● WHAT THE TASK REQUIRES
Nothing in the data should change when you return it, but leave the pictures out.

● STORED DATA
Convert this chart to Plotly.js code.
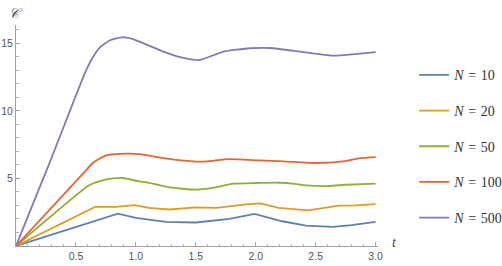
<!DOCTYPE html>
<html>
<head>
<meta charset="utf-8">
<script src="https://cdn.plot.ly/plotly-3.0.1.min.js"></script>
<style>html,body{margin:0;padding:0;background:#fff;}#chart{width:502px;height:266px;}</style>
</head>
<body>
<div id="chart"></div>
<script>
// Data
const seriesNames = ["<i>N</i> \u200a=\u200a 10", "<i>N</i> \u200a=\u200a 20", "<i>N</i> \u200a=\u200a 50", "<i>N</i> \u200a=\u200a 100", "<i>N</i> \u200a=\u200a 500"];

const tN10 = [0, 0.85, 1.0, 1.25, 1.5, 1.78, 1.99, 2.22, 2.42, 2.64, 2.8, 3.0];
const cN10 = [0, 2.4, 2.08, 1.79, 1.74, 2.0, 2.37, 1.83, 1.51, 1.42, 1.54, 1.78];

const tN20 = [0, 0.66, 0.83, 0.99, 1.11, 1.28, 1.5, 1.67, 1.92, 2.04, 2.19, 2.44, 2.69, 2.83, 3.0];
const cN20 = [0, 2.89, 2.89, 3.03, 2.82, 2.7, 2.86, 2.82, 3.08, 3.15, 2.82, 2.64, 2.98, 3.0, 3.1];

const tN50 = [0, 0.61, 0.7, 0.81, 0.89, 1.03, 1.09, 1.28, 1.5, 1.64, 1.81, 2.0, 2.2, 2.31, 2.42, 2.61, 2.75, 3.0];
const cN50 = [0, 4.49, 4.8, 5.0, 5.03, 4.78, 4.71, 4.34, 4.17, 4.3, 4.61, 4.66, 4.68, 4.61, 4.49, 4.44, 4.53, 4.62];

const tN100 = [0, 0.59, 0.64, 0.75, 0.92, 1.03, 1.23, 1.48, 1.59, 1.78, 2.03, 2.23, 2.5, 2.73, 2.87, 3.0];
const cN100 = [0, 5.65, 6.14, 6.7, 6.83, 6.8, 6.5, 6.26, 6.26, 6.43, 6.33, 6.26, 6.14, 6.26, 6.5, 6.58];

const tN500 = [0, 0.3, 0.58, 0.64, 0.7, 0.78, 0.88, 0.97, 1.05, 1.23, 1.38, 1.53, 1.73, 1.95, 2.12, 2.37, 2.64, 2.85, 3.0];
const cN500 = [0, 6.6, 12.9, 13.95, 14.7, 15.2, 15.44, 15.33, 15.05, 14.38, 13.95, 13.76, 14.38, 14.63, 14.65, 14.38, 14.08, 14.22, 14.35];

const xTickVals = [0.5, 1.0, 1.5, 2.0, 2.5, 3.0];
const xTickText = ["0.5", "1.0", "1.5", "2.0", "2.5", "3.0"];
const yTickVals = [5, 10, 15];
const yTickText = ["5", "10", "15"];

const colors = ["#5E81B5", "#E19C24", "#8FB032", "#EB6235", "#8778B3"];
const shapes = ["linear", "linear", "spline", "spline", "spline"];
const ts = [tN10, tN20, tN50, tN100, tN500];
const cs = [cN10, cN20, cN50, cN100, cN500];

const traces = ts.map((t, i) => ({
  x: t, y: cs[i], type: "scatter", mode: "lines", name: seriesNames[i],
  legendgroup: "g" + i,
  line: {color: colors[i], width: 1.8, shape: shapes[i], smoothing: 0.5}
}));

const axisCommon = {
  showgrid: false, zeroline: false, showline: true, linecolor: "#a0a0a0", linewidth: 1,
  ticks: "inside", ticklen: 4, tickcolor: "#a0a0a0", tickwidth: 1,
  tickfont: {family: "Liberation Sans, Arial, sans-serif", size: 10.5, color: "#555"},
  tickmode: "array"
};

const layout = {
  width: 502, height: 266,
  margin: {l: 16, r: 124, t: 25, b: 19.5, autoexpand: false},
  paper_bgcolor: "#fff", plot_bgcolor: "#fff",
  showlegend: true,
  legend: {
    x: 1.1, xanchor: "left", y: 0.845, yanchor: "top",
    font: {family: "Liberation Serif, Times New Roman, serif", size: 14, color: "#333"},
    tracegroupgap: 14.5, itemwidth: 30, bgcolor: "rgba(0,0,0,0)"
  },
  xaxis: Object.assign({}, axisCommon, {
    range: [0, 3.02], tickvals: xTickVals, ticktext: xTickText,
    minor: {dtick: 0.1, tick0: 0, ticks: "inside", ticklen: 2.5, tickcolor: "#b0b0b0", showgrid: false}
  }),
  yaxis: Object.assign({}, axisCommon, {
    range: [0, 16.35], tickvals: yTickVals, ticktext: yTickText,
    minor: {dtick: 1, tick0: 0, ticks: "inside", ticklen: 2.5, tickcolor: "#b0b0b0", showgrid: false}
  }),
  annotations: [
    {xref: "paper", yref: "paper", x: 0, y: 1, xanchor: "center", yanchor: "bottom", yshift: 2,
     text: "<i>𝒞</i>", showarrow: false,
     font: {family: "DejaVu Serif, Liberation Serif, serif", size: 14, color: "#444"}},
    {xref: "paper", yref: "paper", x: 1, y: 0, xanchor: "left", yanchor: "middle", xshift: 12, yshift: 4,
     text: "<i>t</i>", showarrow: false,
     font: {family: "Liberation Serif, Times New Roman, serif", size: 14, color: "#444"}}
  ]
};

Plotly.newPlot("chart", traces, layout, {displayModeBar: false, staticPlot: true});
</script>
</body>
</html>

● RESPONSE TO THE EXERCISE
Convert this chart to Plotly.js code.
<!DOCTYPE html>
<html>
<head>
<meta charset="utf-8">
<script src="https://cdn.plot.ly/plotly-3.0.1.min.js"></script>
<style>html,body{margin:0;padding:0;background:#fff;}#chart{width:502px;height:266px;}</style>
</head>
<body>
<div id="chart"></div>
<script>
// Data
const seriesNames = ["<i>N</i> \u200a=\u200a 10", "<i>N</i> \u200a=\u200a 20", "<i>N</i> \u200a=\u200a 50", "<i>N</i> \u200a=\u200a 100", "<i>N</i> \u200a=\u200a 500"];

const tN10 = [0, 0.85, 1.0, 1.25, 1.5, 1.78, 1.99, 2.22, 2.42, 2.64, 2.8, 3.0];
const cN10 = [0, 2.4, 2.08, 1.79, 1.74, 2.0, 2.37, 1.83, 1.51, 1.42, 1.54, 1.78];

const tN20 = [0, 0.66, 0.83, 0.99, 1.11, 1.28, 1.5, 1.67, 1.92, 2.04, 2.19, 2.44, 2.69, 2.83, 3.0];
const cN20 = [0, 2.89, 2.89, 3.03, 2.82, 2.7, 2.86, 2.82, 3.08, 3.15, 2.82, 2.64, 2.98, 3.0, 3.1];

const tN50 = [0, 0.61, 0.7, 0.81, 0.89, 1.03, 1.09, 1.28, 1.5, 1.64, 1.81, 2.0, 2.2, 2.31, 2.42, 2.61, 2.75, 3.0];
const cN50 = [0, 4.49, 4.8, 5.0, 5.03, 4.78, 4.71, 4.34, 4.17, 4.3, 4.61, 4.66, 4.68, 4.61, 4.49, 4.44, 4.53, 4.62];

const tN100 = [0, 0.59, 0.64, 0.75, 0.92, 1.03, 1.23, 1.48, 1.59, 1.78, 2.03, 2.23, 2.5, 2.73, 2.87, 3.0];
const cN100 = [0, 5.65, 6.14, 6.7, 6.83, 6.8, 6.5, 6.26, 6.26, 6.43, 6.33, 6.26, 6.14, 6.26, 6.5, 6.58];

const tN500 = [0, 0.3, 0.58, 0.64, 0.7, 0.78, 0.88, 0.97, 1.05, 1.23, 1.38, 1.53, 1.73, 1.95, 2.12, 2.37, 2.64, 2.85, 3.0];
const cN500 = [0, 6.6, 12.9, 13.95, 14.7, 15.2, 15.44, 15.33, 15.05, 14.38, 13.95, 13.76, 14.38, 14.63, 14.65, 14.38, 14.08, 14.22, 14.35];

const xTickVals = [0.5, 1.0, 1.5, 2.0, 2.5, 3.0];
const xTickText = ["0.5", "1.0", "1.5", "2.0", "2.5", "3.0"];
const yTickVals = [5, 10, 15];
const yTickText = ["5", "10", "15"];

const colors = ["#5E81B5", "#E19C24", "#8FB032", "#EB6235", "#8778B3"];
const shapes = ["linear", "linear", "spline", "spline", "spline"];
const ts = [tN10, tN20, tN50, tN100, tN500];
const cs = [cN10, cN20, cN50, cN100, cN500];

const traces = ts.map((t, i) => ({
  x: t, y: cs[i], type: "scatter", mode: "lines", name: seriesNames[i],
  legendgroup: "g" + i,
  line: {color: colors[i], width: 1.8, shape: shapes[i], smoothing: 0.5}
}));

const axisCommon = {
  showgrid: false, zeroline: false, showline: true, linecolor: "#a0a0a0", linewidth: 1,
  ticks: "inside", ticklen: 4, tickcolor: "#a0a0a0", tickwidth: 1,
  tickfont: {family: "Liberation Sans, Arial, sans-serif", size: 10.5, color: "#555"},
  tickmode: "array"
};

const layout = {
  width: 502, height: 266,
  margin: {l: 16, r: 124, t: 25, b: 19.5, autoexpand: false},
  paper_bgcolor: "#fff", plot_bgcolor: "#fff",
  showlegend: true,
  legend: {
    x: 1.1, xanchor: "left", y: 0.845, yanchor: "top",
    font: {family: "Liberation Serif, Times New Roman, serif", size: 14, color: "#333"},
    tracegroupgap: 14.5, itemwidth: 30, bgcolor: "rgba(0,0,0,0)"
  },
  xaxis: Object.assign({}, axisCommon, {
    range: [0, 3.02], tickvals: xTickVals, ticktext: xTickText,
    minor: {dtick: 0.1, tick0: 0, ticks: "inside", ticklen: 2.5, tickcolor: "#b0b0b0", showgrid: false}
  }),
  yaxis: Object.assign({}, axisCommon, {
    range: [0, 16.35], tickvals: yTickVals, ticktext: yTickText,
    minor: {dtick: 1, tick0: 0, ticks: "inside", ticklen: 2.5, tickcolor: "#b0b0b0", showgrid: false}
  }),
  annotations: [
    {xref: "paper", yref: "paper", x: 0, y: 1, xanchor: "center", yanchor: "bottom", yshift: 2,
     text: "<i>𝒞</i>", showarrow: false,
     font: {family: "DejaVu Serif, Liberation Serif, serif", size: 14, color: "#444"}},
    {xref: "paper", yref: "paper", x: 1, y: 0, xanchor: "left", yanchor: "middle", xshift: 12, yshift: 4,
     text: "<i>t</i>", showarrow: false,
     font: {family: "Liberation Serif, Times New Roman, serif", size: 14, color: "#444"}}
  ]
};

Plotly.newPlot("chart", traces, layout, {displayModeBar: false, staticPlot: true});
</script>
</body>
</html>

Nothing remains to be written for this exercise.